Si arriva così, quasi inevitabilmente, al teorema della “trattativa”: “La finalità perseguita – scrivono sempre i giudici che hanno accolto le tesi dei pm – rendeva ancor più verosimile l’esistenza di una trattativa, anche perché in quella fase storico-politica, magmatica e tutta in evoluzione (si pensi alle travolgenti inchieste di Mani pulite, allo sfaldamento della c.d. prima Repubblica, alle elezioni del 1994), le aspettative di Cosa nostra di trovare l’interlocutore giusto potevano essere ancora più fondate”.

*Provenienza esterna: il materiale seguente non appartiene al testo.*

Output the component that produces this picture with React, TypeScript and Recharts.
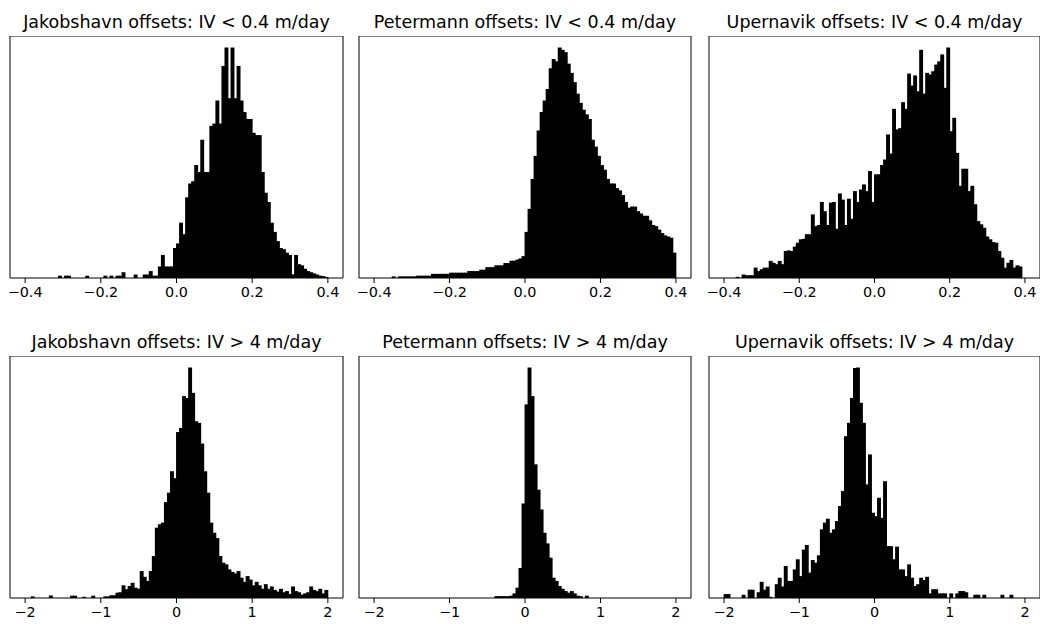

“Il comune progetto criminale”, come viene definito dai giudici, portato avanti da corleonesi e ‘ndranghetisti, troverebbe fondamento nelle dichiarazioni di vari collaboratori di giustizia. Null’altro. E pazienza se ipotesi e date neanche coincidano in maniera logica tra loro. Ciononostante, la corte in primo grado non ha mostrato dubbi: “‘Ndrangheta e Cosa nostra avevano una necessità impellente: indurre lo stato a trattare”. Non solo, questo univoco progetto stragista avrebbe ricevuto il sostegno di “contesti massonici e pidduisti” e di “soggetti appartenenti ai servizi segreti deviati”.
Ciliegina sulla torta: la strategia stragista si sarebbe fermata solo in seguito all’individuazione di “nuovi referenti politici”, ovviamente poi individuato nel “nascente partito politico di Forza Italia”, lanciato da Silvio Berlusconi, che tramite Marcello Dell’Utri avrebbe garantito leggi a favore dei mafiosi.

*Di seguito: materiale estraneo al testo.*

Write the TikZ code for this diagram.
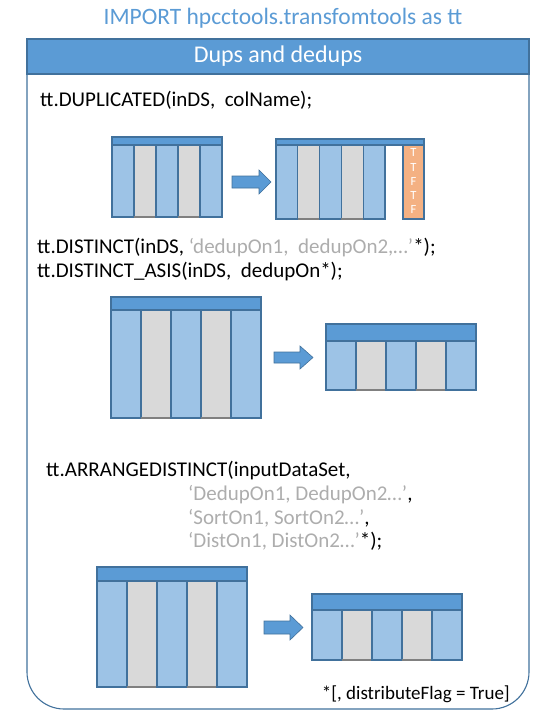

Insomma, al processo in corso a Reggio Calabria, la tesi della trattativa bocciata a Palermo non solo viene riproposta, ma ne esce pure rafforzata, attraverso la partecipazione a quest’ultima della ‘ndrangheta e pure della massoneria e dei servizi deviati. Neanche Travaglio avrebbe potuto scrivere una sceneggiatura migliore.